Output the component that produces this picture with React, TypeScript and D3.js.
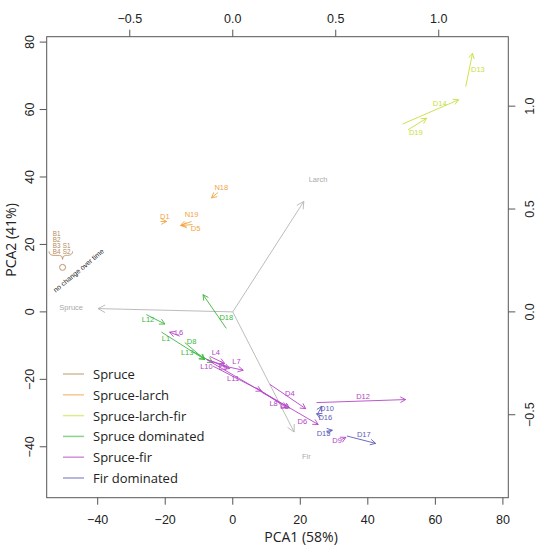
▬▬▬
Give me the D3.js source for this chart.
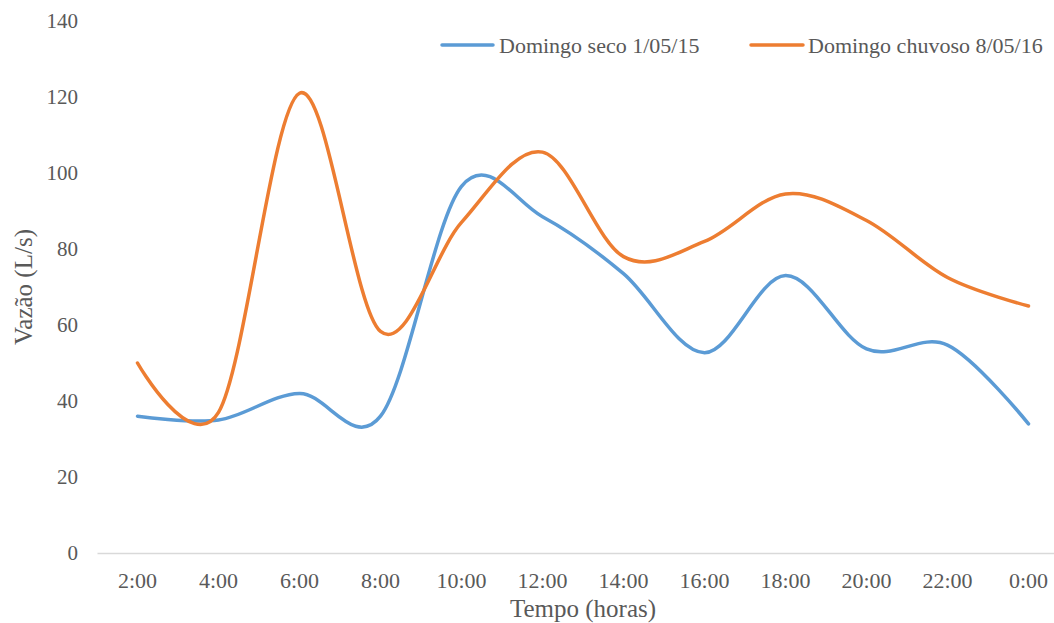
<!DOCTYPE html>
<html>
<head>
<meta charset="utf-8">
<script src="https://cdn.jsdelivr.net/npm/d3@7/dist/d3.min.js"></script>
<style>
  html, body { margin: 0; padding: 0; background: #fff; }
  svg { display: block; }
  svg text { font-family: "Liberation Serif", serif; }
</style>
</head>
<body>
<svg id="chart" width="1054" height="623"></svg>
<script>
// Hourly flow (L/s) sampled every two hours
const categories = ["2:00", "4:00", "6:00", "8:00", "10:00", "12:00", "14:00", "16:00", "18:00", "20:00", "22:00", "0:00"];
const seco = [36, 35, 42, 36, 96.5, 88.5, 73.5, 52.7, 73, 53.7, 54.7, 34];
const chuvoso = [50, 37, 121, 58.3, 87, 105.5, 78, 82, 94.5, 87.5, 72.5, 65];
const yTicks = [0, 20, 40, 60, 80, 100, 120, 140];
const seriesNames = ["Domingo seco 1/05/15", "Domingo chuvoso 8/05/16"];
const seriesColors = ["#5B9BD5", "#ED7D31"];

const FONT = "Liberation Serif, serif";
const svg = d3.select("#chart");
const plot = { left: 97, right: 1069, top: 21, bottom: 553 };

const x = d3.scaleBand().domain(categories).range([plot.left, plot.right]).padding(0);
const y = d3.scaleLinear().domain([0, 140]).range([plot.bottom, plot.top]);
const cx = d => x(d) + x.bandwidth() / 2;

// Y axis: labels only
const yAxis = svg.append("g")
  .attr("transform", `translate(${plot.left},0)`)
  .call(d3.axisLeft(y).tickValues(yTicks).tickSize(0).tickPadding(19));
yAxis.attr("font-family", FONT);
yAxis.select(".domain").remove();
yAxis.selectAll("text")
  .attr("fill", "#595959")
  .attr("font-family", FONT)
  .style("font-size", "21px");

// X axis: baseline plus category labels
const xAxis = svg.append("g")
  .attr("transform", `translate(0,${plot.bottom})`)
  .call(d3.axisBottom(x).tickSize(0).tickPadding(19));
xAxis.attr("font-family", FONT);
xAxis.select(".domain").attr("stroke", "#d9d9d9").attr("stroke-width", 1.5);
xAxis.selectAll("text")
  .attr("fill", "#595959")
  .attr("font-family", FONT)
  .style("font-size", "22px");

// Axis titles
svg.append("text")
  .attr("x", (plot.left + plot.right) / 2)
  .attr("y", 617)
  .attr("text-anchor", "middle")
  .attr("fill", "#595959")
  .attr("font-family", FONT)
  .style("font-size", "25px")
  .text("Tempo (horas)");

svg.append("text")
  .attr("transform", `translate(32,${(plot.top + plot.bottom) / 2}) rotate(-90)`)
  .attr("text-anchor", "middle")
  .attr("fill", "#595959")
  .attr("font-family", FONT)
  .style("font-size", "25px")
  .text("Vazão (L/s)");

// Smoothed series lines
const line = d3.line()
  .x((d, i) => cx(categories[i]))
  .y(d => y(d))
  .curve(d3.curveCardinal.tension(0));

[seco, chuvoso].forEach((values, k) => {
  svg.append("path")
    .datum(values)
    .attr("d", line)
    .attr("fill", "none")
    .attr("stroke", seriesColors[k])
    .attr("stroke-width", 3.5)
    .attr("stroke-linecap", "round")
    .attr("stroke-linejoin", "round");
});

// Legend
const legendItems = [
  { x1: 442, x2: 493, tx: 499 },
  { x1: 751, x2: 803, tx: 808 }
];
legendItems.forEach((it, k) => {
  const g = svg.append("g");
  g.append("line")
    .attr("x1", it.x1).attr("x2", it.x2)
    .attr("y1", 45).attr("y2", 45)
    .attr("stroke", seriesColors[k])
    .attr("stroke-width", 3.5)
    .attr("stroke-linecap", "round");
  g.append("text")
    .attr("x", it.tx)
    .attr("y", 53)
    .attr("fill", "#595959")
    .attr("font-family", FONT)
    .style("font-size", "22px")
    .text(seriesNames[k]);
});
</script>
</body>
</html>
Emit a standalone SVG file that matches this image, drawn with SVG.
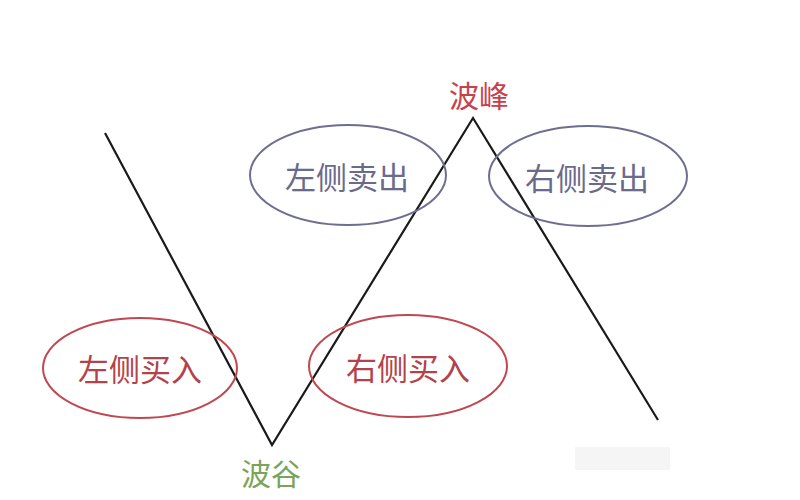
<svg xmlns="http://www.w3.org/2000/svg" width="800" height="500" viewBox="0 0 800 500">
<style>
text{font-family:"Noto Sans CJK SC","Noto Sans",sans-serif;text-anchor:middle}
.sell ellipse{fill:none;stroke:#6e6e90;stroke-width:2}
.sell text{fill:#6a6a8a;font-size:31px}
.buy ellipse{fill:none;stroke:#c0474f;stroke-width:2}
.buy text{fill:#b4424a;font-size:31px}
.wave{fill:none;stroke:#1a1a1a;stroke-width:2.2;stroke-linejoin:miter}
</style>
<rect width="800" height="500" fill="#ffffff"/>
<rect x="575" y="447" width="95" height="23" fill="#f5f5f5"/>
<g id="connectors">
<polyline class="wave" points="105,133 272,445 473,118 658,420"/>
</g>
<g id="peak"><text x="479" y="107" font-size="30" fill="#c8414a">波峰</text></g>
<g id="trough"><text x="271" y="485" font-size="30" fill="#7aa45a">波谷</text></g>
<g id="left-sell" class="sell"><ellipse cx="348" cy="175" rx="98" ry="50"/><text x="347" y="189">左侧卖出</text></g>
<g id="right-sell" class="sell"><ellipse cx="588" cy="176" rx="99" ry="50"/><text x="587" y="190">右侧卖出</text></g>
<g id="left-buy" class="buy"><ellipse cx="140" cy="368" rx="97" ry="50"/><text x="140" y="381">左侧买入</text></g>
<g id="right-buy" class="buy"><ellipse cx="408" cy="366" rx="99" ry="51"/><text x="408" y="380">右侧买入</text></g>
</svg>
▬▬▬
=== INSTRUCTION ===
From the entries above, copy every line where the word "that" shows up.

=== ANSWER TO THIS EXERCISE ===
Output the component that produces this picture with React, TypeScript and D3.js.
Emit a standalone SVG file that matches this image, drawn with SVG.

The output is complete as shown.